Pagel went. Pagel raised money and paid the wages. Or Pagel could not raise money and he paid the people with grain and potatoes, a sucking pig, butter, a goose …
He sat at the typewriter: “We have still roughly four thousand hundredweights of grain lying unthreshed.…” Is that true or is it a lie? he thought. I don’t know. I haven’t kept the grain books for weeks; I’d never get them right now. Whoever takes over from me can only believe that I’m criminally thoughtless. Nothing balances.… If the Geheimrat gets to see it … He sighed. Oh, life’s no fun, I don’t enjoy it. Even when I think of Petra, I no longer enjoy it. If I ever really do reach her, I’m sure I’ll cry and cry purely because of loss of nerve. But I can’t run away now, though. I can’t leave them in the lurch. They wouldn’t even be able to borrow the petrol for their damned car!
“That’s the third time you’ve sighed, Herr Pagel,” said Amanda Backs from the window, “and it’s only half- past eight in the morning. How are you going to get through the day?”

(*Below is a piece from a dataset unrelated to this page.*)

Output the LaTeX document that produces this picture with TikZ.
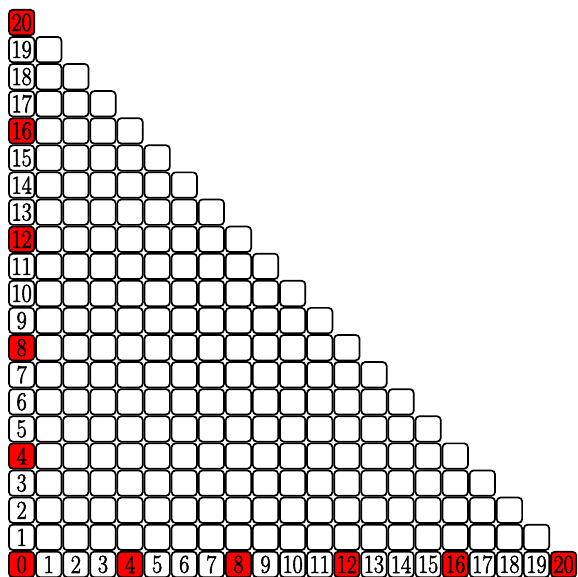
\documentclass[tikz,border=0pt]{standalone}
\usepackage{graphicx}
\usepackage{fontspec}
\usepackage{tikz}
\usetikzlibrary{positioning}
\newfontfamily\numfont[FakeBold=2.5]{Latin Modern Roman}
\newcommand{\axisnum}[1]{\scalebox{0.85}[1]{#1}}

\begin{document}
\begin{tikzpicture}[
    cell/.style={
      rectangle, draw=black, line width=1.8pt, rounded corners=4pt,
      minimum size=1cm-1.8pt, inner sep=0pt, outer sep=0pt,
      fill=white, font=\numfont\fontsize{27}{27}\selectfont
    },
    hot/.style={fill=red},
    cool/.style={}
  ]
  \useasboundingbox (-0.8,-0.46) rectangle (20.53,20.83);

  % inner cells
  \foreach \r in {1,...,19}{
    \pgfmathtruncatemacro{\last}{20-\r}
    \foreach \c in {1,...,\last}
      \node[cell] (c-\c-\r) at (\c,\r) {};
  }

  % numbered cells on both axes
  \foreach \n in {0,...,20}{
    \pgfmathtruncatemacro{\m}{mod(\n,4)}
    \ifnum\m=0 \def\kind{hot}\else\def\kind{cool}\fi
    \node[cell,\kind] (c-0-\n) at (0,\n) {\axisnum{\n}};
    \ifnum\n>0
      \node[cell,\kind] (c-\n-0) at (\n,0) {\axisnum{\n}};
    \fi
  }
\end{tikzpicture}
\end{document}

“That’s what I often ask myself,” replied Wolfgang, grateful for the distraction. “On the whole, however, the day itself sees to it that you get through it, and usually no day is as bad as I feared it would be in the morning, and none so good as I had hoped, either.”
Amanda Backs looked impatiently out of the window; this sententiousness did not please her. Then she screamed, in horror. “Herr Pagel, look!”
Pagel sprang to the window …
He saw something coming across the Geheimrat’s park, creeping on arms and legs.
For a moment he stood transfixed.
Then he shouted: “The forester! Now they’ve killed the forester, too!” and he ran from the room.